Find every line of the listing below where "with" appears, and copy it.

*** Entries

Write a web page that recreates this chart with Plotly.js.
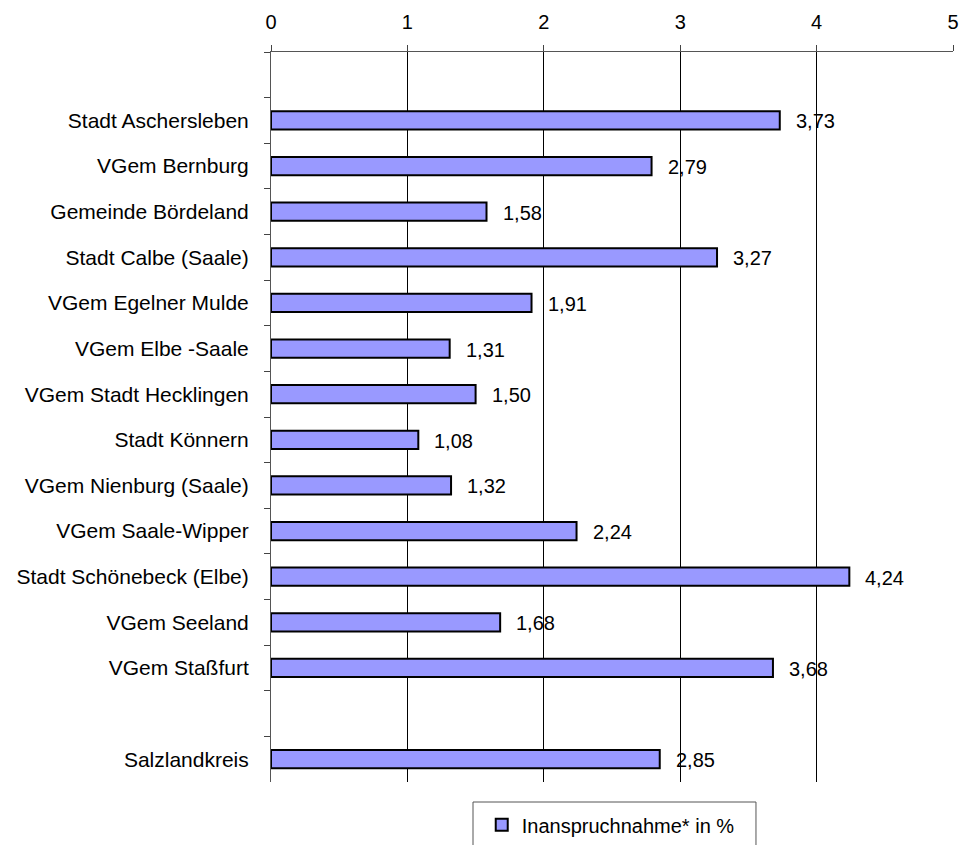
<!DOCTYPE html>
<html>
<head>
<meta charset="utf-8">
<script src="https://cdn.plot.ly/plotly-3.0.1.min.js"></script>
<style>
html,body{margin:0;padding:0;background:#fff;}
#chart{width:964px;height:845px;}
</style>
</head>
<body>
<div id="chart"></div>
<script>
// Categories (top to bottom); blank entries are empty slots in the original chart
var categories = [
  " ",
  "Stadt Aschersleben",
  "VGem Bernburg",
  "Gemeinde Bördeland",
  "Stadt Calbe (Saale)",
  "VGem Egelner Mulde",
  "VGem Elbe -Saale",
  "VGem Stadt Hecklingen",
  "Stadt Könnern",
  "VGem Nienburg (Saale)",
  "VGem Saale-Wipper",
  "Stadt Schönebeck (Elbe)",
  "VGem Seeland",
  "VGem Staßfurt",
  "  ",
  "Salzlandkreis"
];
var values = [null, 3.73, 2.79, 1.58, 3.27, 1.91, 1.31, 1.50, 1.08, 1.32, 2.24, 4.24, 1.68, 3.68, null, 2.85];
var seriesName = "Inanspruchnahme* in %";
var xTicks = [0, 1, 2, 3, 4, 5];

var FONT = "Liberation Sans, Arial, sans-serif";

var annotations = [];
for (var i = 0; i < categories.length; i++) {
  if (values[i] === null) continue;
  annotations.push({
    x: values[i], y: categories[i], xref: "x", yref: "y",
    text: values[i].toFixed(2).replace(".", ","),
    showarrow: false, xanchor: "left", yanchor: "middle",
    xshift: 14, yshift: -1,
    font: {family: FONT, size: 20, color: "#000"}
  });
}

var trace = {
  type: "bar",
  orientation: "h",
  name: seriesName,
  x: values,
  y: categories,
  width: 0.4,
  marker: {color: "#9999FF", line: {color: "#000", width: 2}},
  hoverinfo: "x+y"
};

var layout = {
  width: 964, height: 845,
  margin: {l: 271, r: 11, t: 52, b: 63, pad: 0, autoexpand: false},
  paper_bgcolor: "#fff", plot_bgcolor: "#fff",
  font: {family: FONT, size: 20, color: "#000"},
  showlegend: true,
  legend: {
    orientation: "h", x: 0.309, y: 0.047, xref: "paper", yref: "container",
    xanchor: "left", yanchor: "top",
    bgcolor: "rgba(0,0,0,0)", borderwidth: 0,
    font: {family: FONT, size: 20, color: "#000"}
  },
  xaxis: {
    side: "top", range: [0, 5], tickvals: xTicks,
    ticks: "outside", ticklen: 6, tickcolor: "#444",
    showline: true, linecolor: "#555", linewidth: 1,
    showgrid: true, gridcolor: "#000", gridwidth: 1,
    zeroline: false, fixedrange: true,
    tickfont: {family: FONT, size: 20, color: "#000"},
    ticklabelstandoff: 8
  },
  yaxis: {
    type: "category", categoryorder: "array", categoryarray: categories,
    range: [categories.length - 0.5, -0.5],
    tickson: "boundaries", ticks: "outside", ticklen: 6, tickcolor: "#444",
    showline: true, linecolor: "#555", linewidth: 1,
    showgrid: false, zeroline: false, fixedrange: true,
    tickfont: {family: FONT, size: 21, color: "#000"},
    ticklabelstandoff: 17
  },
  annotations: annotations,
  shapes: [{
    type: "rect", xref: "paper", yref: "paper",
    x0: 0.2962, x1: 0.7111, y0: -0.0274, y1: -0.12,
    line: {color: "#555", width: 1}, fillcolor: "rgba(0,0,0,0)", layer: "above"
  }]
};

Plotly.newPlot("chart", [trace], layout, {displayModeBar: false, staticPlot: true});
</script>
</body>
</html>
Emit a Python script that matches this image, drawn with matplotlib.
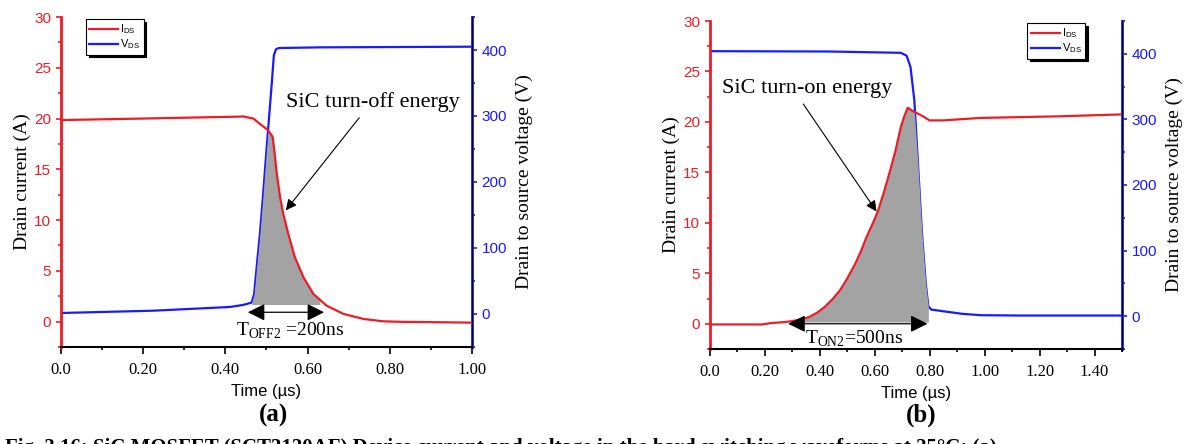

******

* _Full solution_:
Write a web page that recreates this chart with Plotly.js.
Emit a Python script that matches this image, drawn with matplotlib.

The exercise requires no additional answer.